-- BEGIN --
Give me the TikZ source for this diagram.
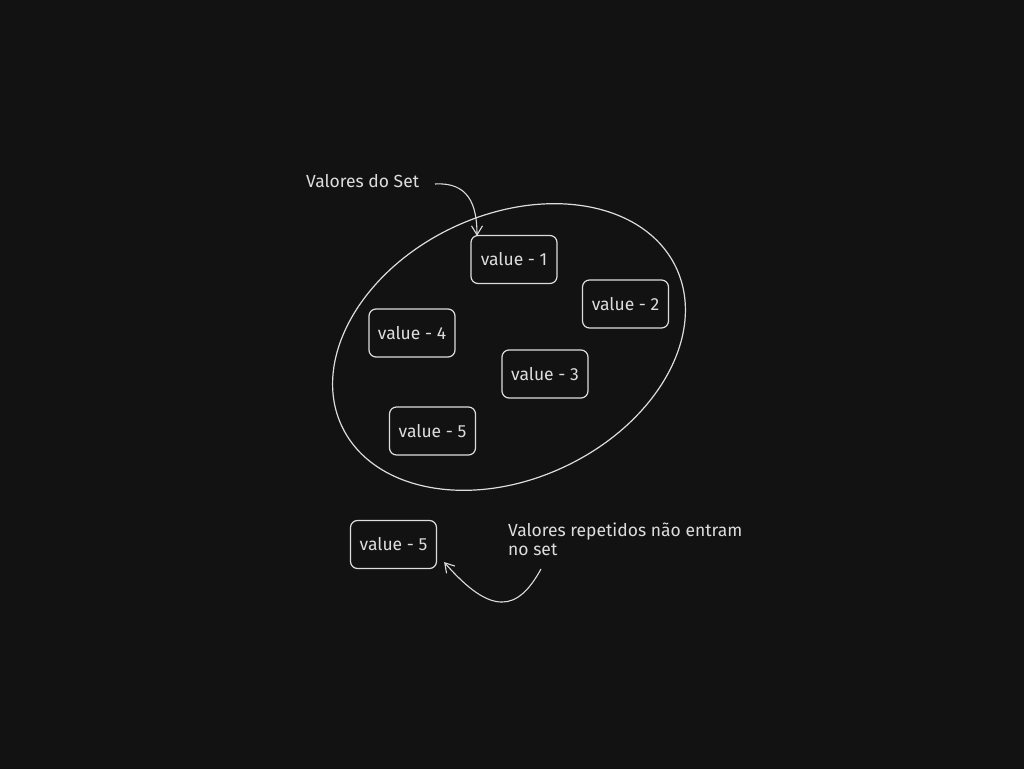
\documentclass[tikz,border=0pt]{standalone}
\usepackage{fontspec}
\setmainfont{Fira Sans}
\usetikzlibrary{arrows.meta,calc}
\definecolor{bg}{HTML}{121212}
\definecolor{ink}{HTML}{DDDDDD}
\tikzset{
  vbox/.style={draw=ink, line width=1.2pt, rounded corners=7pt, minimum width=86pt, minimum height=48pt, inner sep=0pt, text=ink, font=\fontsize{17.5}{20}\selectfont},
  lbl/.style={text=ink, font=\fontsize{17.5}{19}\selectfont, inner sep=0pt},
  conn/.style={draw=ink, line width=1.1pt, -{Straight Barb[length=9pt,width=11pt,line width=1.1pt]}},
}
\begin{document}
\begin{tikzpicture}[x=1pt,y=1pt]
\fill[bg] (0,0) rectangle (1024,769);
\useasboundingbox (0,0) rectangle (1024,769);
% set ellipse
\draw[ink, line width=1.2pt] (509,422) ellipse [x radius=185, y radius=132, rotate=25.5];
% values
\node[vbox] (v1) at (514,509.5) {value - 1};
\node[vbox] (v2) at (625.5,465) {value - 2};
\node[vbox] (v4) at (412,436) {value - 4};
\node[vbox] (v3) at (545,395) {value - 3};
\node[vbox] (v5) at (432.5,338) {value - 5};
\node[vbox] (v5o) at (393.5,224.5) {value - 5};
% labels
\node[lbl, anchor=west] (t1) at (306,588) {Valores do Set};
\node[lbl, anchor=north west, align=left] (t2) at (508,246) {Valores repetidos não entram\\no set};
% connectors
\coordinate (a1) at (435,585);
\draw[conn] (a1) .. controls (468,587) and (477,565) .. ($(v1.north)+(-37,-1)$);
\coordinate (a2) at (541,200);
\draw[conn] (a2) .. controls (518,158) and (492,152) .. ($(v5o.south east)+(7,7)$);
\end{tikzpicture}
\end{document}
-- END --
--- Problem description ---
Copy the listing word for word, excluding its pictures.

--- Solution to the exercise ---
Give me the TikZ source for this diagram.
\documentclass[tikz,border=0pt]{standalone}
\usepackage{fontspec}
\setmainfont{Fira Sans}
\usetikzlibrary{arrows.meta,calc}
\definecolor{bg}{HTML}{121212}
\definecolor{ink}{HTML}{DDDDDD}
\tikzset{
  vbox/.style={draw=ink, line width=1.2pt, rounded corners=7pt, minimum width=86pt, minimum height=48pt, inner sep=0pt, text=ink, font=\fontsize{17.5}{20}\selectfont},
  lbl/.style={text=ink, font=\fontsize{17.5}{19}\selectfont, inner sep=0pt},
  conn/.style={draw=ink, line width=1.1pt, -{Straight Barb[length=9pt,width=11pt,line width=1.1pt]}},
}
\begin{document}
\begin{tikzpicture}[x=1pt,y=1pt]
\fill[bg] (0,0) rectangle (1024,769);
\useasboundingbox (0,0) rectangle (1024,769);
% set ellipse
\draw[ink, line width=1.2pt] (509,422) ellipse [x radius=185, y radius=132, rotate=25.5];
% values
\node[vbox] (v1) at (514,509.5) {value - 1};
\node[vbox] (v2) at (625.5,465) {value - 2};
\node[vbox] (v4) at (412,436) {value - 4};
\node[vbox] (v3) at (545,395) {value - 3};
\node[vbox] (v5) at (432.5,338) {value - 5};
\node[vbox] (v5o) at (393.5,224.5) {value - 5};
% labels
\node[lbl, anchor=west] (t1) at (306,588) {Valores do Set};
\node[lbl, anchor=north west, align=left] (t2) at (508,246) {Valores repetidos não entram\\no set};
% connectors
\coordinate (a1) at (435,585);
\draw[conn] (a1) .. controls (468,587) and (477,565) .. ($(v1.north)+(-37,-1)$);
\coordinate (a2) at (541,200);
\draw[conn] (a2) .. controls (518,158) and (492,152) .. ($(v5o.south east)+(7,7)$);
\end{tikzpicture}
\end{document}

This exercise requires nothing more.